Using the optional difference percentage helps reduce the number of false positives returned by ISFUZZYDUP( ):

  • The upper threshold for diffpct is 99%, which prevents the entire replacement of a string in order to make it identical.
  • Strings that require a large number of edits in relation to their length are excluded.

Usage tips

  • Case-sensitivity The function is not case-sensitive, so "SMITH" is equivalent to "smith."
  • Trailing blanks The function automatically trims trailing blanks in fields, so there is no need to use the TRIM( ) function when specifying a field as a parameter.
  • Sorting elements The SORTWORDS( ) function can improve the effectiveness of the ISFUZZYDUP( ) function by sorting individual elements in field values into a sequential order.

    Sorting elements, such as the components of an address, can make two strings with the same information, but a different format, more closely resemble each other. A closer resemblance improves the chances that a pair of strings are selected as fuzzy duplicates of each other.

  • Removing generic elements The OMIT( ) and EXCLUDE( ) functions can improve the effectiveness of the ISFUZZYDUP( ) function by removing generic elements such as "Corporation" or "Inc.", or characters such as commas, periods, and ampersands (&), from field values.

    Removal of generic elements and punctuation focuses the ISFUZZYDUP( ) string comparison on just the portion of the strings where a meaningful difference may occur.

How the FUZZYDUP command and the ISFUZZYDUP( ) function differ

The FUZZYDUP command identifies all fuzzy duplicates in a field, organizes them in non-exhaustive groups, and outputs results that in total are exhaustive.

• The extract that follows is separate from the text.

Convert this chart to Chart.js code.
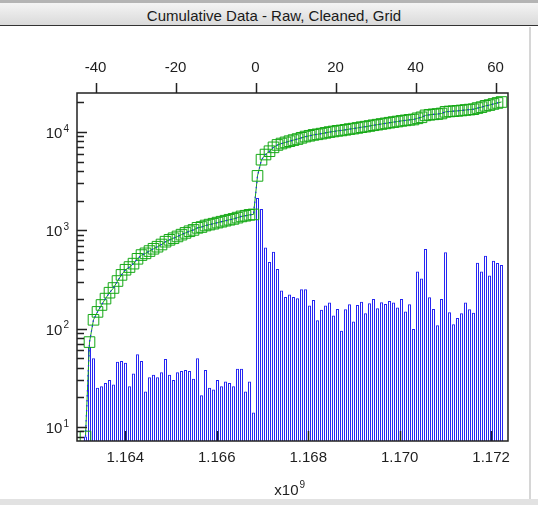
<!DOCTYPE html>
<html>
<head>
<meta charset="utf-8">
<script src="https://cdn.jsdelivr.net/npm/chart.js@4"></script>
<style>
    html, body { margin: 0; padding: 0; background: #fff; }
    #marco { position: relative; width: 538px; height: 505px; overflow: hidden; }
    #cabecera {
        position: absolute; left: 0; top: 0; width: 538px; height: 26px;
        border-top: 3px solid #b4b4b4; border-bottom: 1px solid #333;
        background: linear-gradient(#f4f4f4, #dadada);
        font: 15px "Liberation Sans", Arial, sans-serif; color: #1a1a1a;
        text-align: center; line-height: 25px; box-sizing: border-box; padding-left: 10px;
    }
    #borde-der { position: absolute; left: 529px; top: 27px; width: 2px; height: 472px; background: #d6d6d6; }
    #borde-inf { position: absolute; left: 0; top: 499px; width: 538px; height: 6px; background: #e2e2e2; }
    canvas { position: absolute; left: 0; top: 0; }
</style>
</head>
<body>
<div id="marco">
    <canvas id="grafico" width="538" height="505"></canvas>
    <div id="cabecera">Cumulative Data - Raw, Cleaned, Grid</div>
    <div id="borde-der"></div>
    <div id="borde-inf"></div>
</div>
<script>
// dias relativos (eje superior) de cada intervalo de un dia
const dias = [
    -43, -42, -41, -40, -39, -38, -37, -36, -35, -34,
    -33, -32, -31, -30, -29, -28, -27, -26, -25, -24,
    -23, -22, -21, -20, -19, -18, -17, -16, -15, -14,
    -13, -12, -11, -10, -9, -8, -7, -6, -5, -4,
    -3, -2, -1,
    0, 1, 2, 3, 4, 5, 6, 7, 8, 9,
    10, 11, 12, 13, 14, 15, 16, 17, 18, 19,
    20, 21, 22, 23, 24, 25, 26, 27, 28, 29,
    30, 31, 32, 33, 34, 35, 36, 37, 38, 39,
    40, 41, 42, 43, 44, 45, 46, 47, 48, 49,
    50, 51, 52, 53, 54, 55, 56, 57, 58, 59,
    60, 61,
];

// eventos por dia (barras)
const eventos = [
    8, 65, 50, 25, 26, 28, 30, 27, 46, 47,
    45, 26, 35, 55, 47, 23, 32, 34, 32, 36,
    49, 34, 30, 36, 37, 38, 37, 31, 50, 21,
    38, 25, 24, 30, 26, 29, 28, 26, 39, 39,
    23, 29, 14,
    2125, 1650, 670, 475, 605, 405, 244, 210, 222, 210,
    204, 252, 252, 172, 195, 122, 156, 172, 184, 136,
    158, 95, 157, 177, 118, 174, 188, 143, 181, 200,
    161, 186, 178, 191, 184, 164, 200, 149, 177, 99,
    380, 323, 647, 209, 158, 108, 200, 598, 147, 111,
    128, 143, 184, 157, 145, 469, 380, 550, 346, 489,
    464, 444,
];

// acumulado (cuadros verdes y puntos azules)
const acumulado = [
    8, 73, 123, 148, 174, 202, 232, 259, 305, 352,
    397, 423, 458, 513, 560, 583, 615, 649, 681, 717,
    766, 800, 830, 866, 903, 941, 978, 1009, 1059, 1080,
    1118, 1143, 1167, 1197, 1223, 1252, 1280, 1306, 1345, 1384,
    1407, 1436, 1450,
    3575, 5225, 5895, 6370, 6975, 7380, 7624, 7834, 8056, 8266,
    8470, 8722, 8974, 9146, 9341, 9463, 9619, 9791, 9975, 10111,
    10269, 10364, 10521, 10698, 10816, 10990, 11178, 11321, 11502, 11702,
    11863, 12049, 12227, 12418, 12602, 12766, 12966, 13115, 13292, 13391,
    13771, 14094, 14741, 14950, 15108, 15216, 15416, 16014, 16161, 16272,
    16400, 16543, 16727, 16884, 17029, 17498, 17878, 18428, 18774, 19263,
    19727, 20171,
];

const ticksSuperior = [-40, -20, 0, 20, 40, 60];
const ticksInferior = [1.164, 1.166, 1.168, 1.170, 1.172];
const decadas = [1, 2, 3, 4];

const FUENTE = "15px 'Liberation Sans', Arial, sans-serif";
const FUENTE_EXP = "10px 'Liberation Sans', Arial, sans-serif";
const TINTA = "#1e1e1e";
const AZUL = "#2626f2";
const VERDE = "#14a814";

function potencia(ctx, exp, xDer, y) {
    // "10" con exponente pequeno, alineado a la derecha en xDer
    ctx.font = FUENTE_EXP;
    const wExp = ctx.measureText(String(exp)).width;
    ctx.font = FUENTE;
    ctx.textAlign = "right";
    ctx.textBaseline = "middle";
    ctx.fillText("10", xDer - wExp - 1, y);
    ctx.font = FUENTE_EXP;
    ctx.textAlign = "left";
    ctx.fillText(String(exp), xDer - wExp, y - 5);
}

const ejesPropios = {
    id: "ejesPropios",
    afterDatasetsDraw(chart) {
        const { ctx, chartArea: a, scales } = chart;
        const y = scales.y, xs = scales.x, xi = scales.xb;
        ctx.save();
        ctx.fillStyle = TINTA;
        ctx.strokeStyle = "#222";
        ctx.lineWidth = 1.5;

        // marcas menores y mayores del eje log, hacia dentro
        ctx.beginPath();
        for (let k = 0; k <= 4; k++) {
            for (let m = 1; m <= 9; m++) {
                const v = m * Math.pow(10, k);
                if (v < y.min || v > y.max) continue;
                const py = Math.round(y.getPixelForValue(v)) + 0.5;
                ctx.moveTo(a.left, py);
                ctx.lineTo(a.left + (m === 1 ? 10 : 7), py);
            }
        }
        // eje superior: marcas hacia fuera
        ticksSuperior.forEach((t) => {
            const px = Math.round(xs.getPixelForValue(t)) + 0.5;
            ctx.moveTo(px, a.top);
            ctx.lineTo(px, a.top - 10);
        });
        // eje inferior: marcas hacia dentro
        ticksInferior.forEach((t) => {
            const px = Math.round(xi.getPixelForValue(t)) + 0.5;
            ctx.moveTo(px, a.bottom);
            ctx.lineTo(px, a.bottom - 10);
        });
        ctx.stroke();

        ctx.strokeRect(a.left, a.top, a.right - a.left, a.bottom - a.top);

        // textos
        ctx.font = FUENTE;
        ctx.textAlign = "center";
        ctx.textBaseline = "middle";
        ticksSuperior.forEach((t) => {
            ctx.fillText(String(t), xs.getPixelForValue(t), a.top - 25);
        });
        ticksInferior.forEach((t) => {
            ctx.fillText(t.toFixed(3), xi.getPixelForValue(t), a.bottom + 17);
        });
        decadas.forEach((d) => {
            potencia(ctx, d, 69, y.getPixelForValue(Math.pow(10, d)) + 2);
        });

        // titulo del eje inferior: x10^9
        const cx = (a.left + a.right) / 2;
        ctx.font = FUENTE;
        ctx.textAlign = "right";
        ctx.textBaseline = "middle";
        ctx.fillText("x10", cx + 6, a.bottom + 50);
        ctx.font = FUENTE_EXP;
        ctx.textAlign = "left";
        ctx.fillText("9", cx + 7, a.bottom + 44);
        ctx.restore();
    },
};

const puntosBarras = dias.map((d, i) => ({ x: d + 0.5, y: eventos[i] }));
const puntosAcum = dias.map((d, i) => ({ x: d + 0.5, y: acumulado[i] }));

new Chart(document.getElementById("grafico"), {
    data: {
        datasets: [
            {
                type: "bar", label: "Raw", data: puntosBarras, order: 3,
                backgroundColor: "rgba(255,255,255,0)", borderColor: AZUL, borderWidth: 1,
                barThickness: 3, inflateAmount: 0, xAxisID: "x", yAxisID: "y",
            },
            {
                type: "line", label: "Cleaned", data: puntosAcum, order: 2,
                borderColor: VERDE, borderWidth: 1, tension: 0,
                pointStyle: "rect", pointRadius: 7.5, pointBorderWidth: 1,
                pointBorderColor: VERDE, pointBackgroundColor: "rgba(255,255,255,0)",
                xAxisID: "x", yAxisID: "y",
            },
            {
                type: "line", label: "Grid", data: puntosAcum, order: 1,
                borderColor: AZUL, borderWidth: 1.2, borderDash: [1.5, 3.5],
                pointRadius: 0, tension: 0, xAxisID: "x", yAxisID: "y",
            },
        ],
    },
    options: {
        responsive: false,
        animation: false,
        devicePixelRatio: 1,
        layout: { padding: { left: 77, right: 30, top: 93, bottom: 64 } },
        plugins: { legend: { display: false }, tooltip: { enabled: false } },
        scales: {
            x: { type: "linear", position: "top", min: -44.625, max: 63.125, offset: false, display: false },
            xb: { type: "linear", position: "bottom", min: 1.162943, max: 1.172369, offset: false, display: false },
            y: { type: "logarithmic", min: 7.2, max: 24900, display: false },
        },
    },
    plugins: [ejesPropios],
});
</script>
</body>
</html>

The ISFUZZYDUP( ) function generates a single, exhaustive list of fuzzy duplicates for a specific character value.

The command and the function both identify exact duplicates. Unlike the command, you cannot exclude exact duplicates when using the function.

What exhaustive means

Exhaustive means that all values within the specified degree of difference of the test value are returned, regardless of their position in the test field relative to the test value.

The ISFUZZYDUP( ) function is useful if the non-exhaustive groups produced by the FUZZYDUP command are not convenient for the purposes of your analysis, and you need to directly scrutinize every fuzzy duplicate for a specific character value.

Related functions

  • LEVDIST( ) provides an alternate method for comparing strings based on Levenshtein distance.

    Unlike ISFUZZYDUP( ), LEVDIST( ) is case-sensitive by default.

  • DICECOEFFICIENT( ) de-emphasizes or completely ignores the relative position of characters or character blocks when comparing strings.
  • SOUNDSLIKE( ) and SOUNDEX( ) compare strings based on a phonetic comparison (sound) rather than on an orthographic comparison (spelling).